Little surprise, then, that the band is not a big player on radio. Rogers said that he hears everything from “We don’t have room for you, to ‘The song sucks.'” The shortage of play on Big Radio, however, is a different thing than being unsuccessful. The Randy Rogers Band has performed recently on both “The Late Show with David Letterman” and “The Tonight Show with Jay Leno,” and were named as one of the Must-See Tours of Summer by Rolling Stone. Last year, they made their debut at Nashville’s Ryman Auditorium, home to the Grand Ol’ Opry. The low profile on the radio hasn’t even kept them from selling albums – “The Randy Rogers Band” debuted at No. 3 on Billboard’s Country charts. Probably most important to Rogers, their recent record was named album of the year by the entity that matters most: Playboy magazine. “That’s a dream come true for any little boy, right there,” Rogers said.
Rogers grew up on equal doses of old-school country and classic ’60s rock, including loads of Creedence Clearwater Revival. When he switched from playing piano in church to playing along with the radio on his guitar, the style was mostly rock. But when it came time to write his own music, it didn’t have a choice but to play country.
“When you’re raised in Johnson County – my dad had a bunch of cattle. I opened my mouth and sounded like a hick. And the songs I wrote were about girls and love,” he said. “I never tried to be a rocker.”
Rogers had big aspirations for those songs. After he put together a first band, while attending Southwest Texas State – now Texas State University – in San Marcos, he was serious enough to focus on the musicians’ life rather than an ordinary job. He bought a 1980 Suburban – big enough to fit a bunch of music equipment – and found a ratty couch to live on in a friend’s outbuilding. But he watched his original bandmates, tired of living on four dollars a day, drift toward real life. One became an accountant; another, a computer guy. So a few years later, in 2000, Rogers got even more serious.

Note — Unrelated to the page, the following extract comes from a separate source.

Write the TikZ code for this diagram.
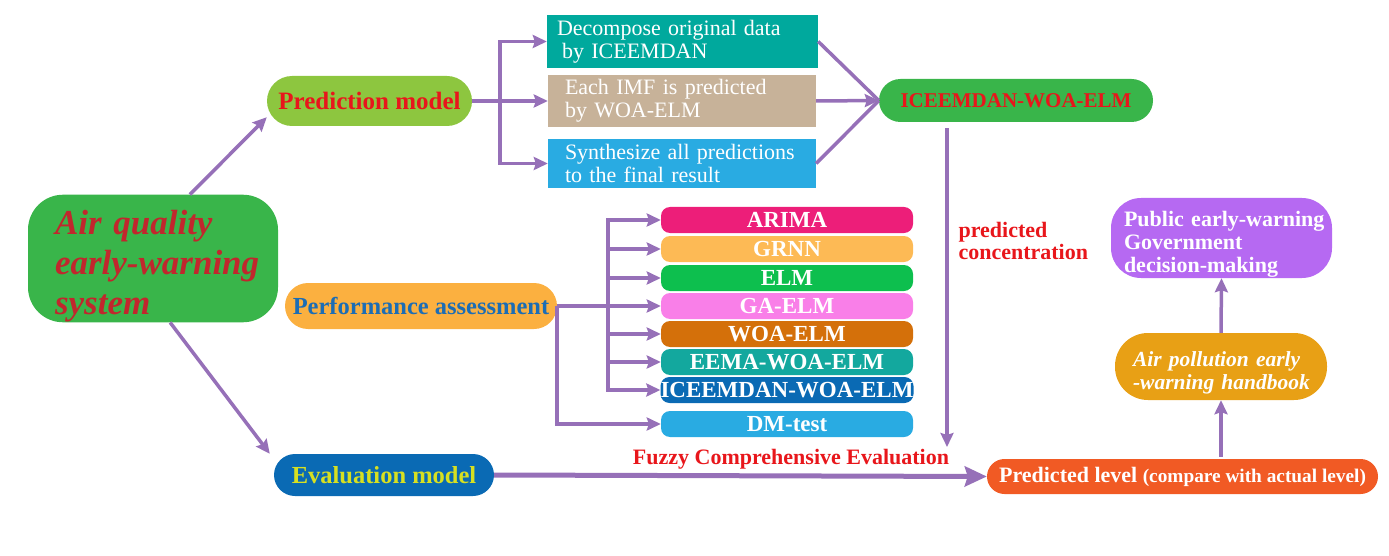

“When I found these four guys, I invited them over, bought a box of cheap wine, and drew a line in the sand and said, This is what I’m going to do: Play 300 shows this year and split everything with you, if you quit the jobs you’re doing. And I’ll take you to the top,” said Rogers, who is surrounded in the band by guitarist Geoffrey Hill, bassist Jon Richardson, fiddler Brady Black and drummer Les Lawless.
One of the gigs Rogers landed was Tuesday nights at San Marcos’ Cheatham Street Warehouse, a slot made famous by Stevie Ray Vaughan and George Strait. “It was a huge honor to play there on Tuesday nights,” Rogers said. Later on, the band found another enriching scene when they settled in New Braunfels, home to a thriving community of musicians. They lived at the River Road Icehouse, a compound of trailer homes where their neighbors included Cross Canadian Ragweed, Jason Boland and Stoney LaRue. During the week, when the bands were off the road, life revolved around daily floats down the river and nightly bonfires.
Rogers proudly points out that his band has played more than 2,000 shows. The aim has been to connect to live audiences who, they hope, will remain loyal fans, and to refine a sound that distinguishes them from the crowd. It’s not the path that is necessarily recommended by the country powers in Nashville.
“I think it’s a lot of stuff that sounds the same that gets played” on radio, Rogers said. “And that’s hard when you’re trying to make a sound that doesn’t sound like anybody else. We’re trying to make a record that’s going to sound good 50 years from now.
“The way certain acts are made is, they’re picked up, put together with a band, make a single – and then they learn to play together. I guess you could say we’re doing it the hard way. Or maybe the right way, I don’t know.”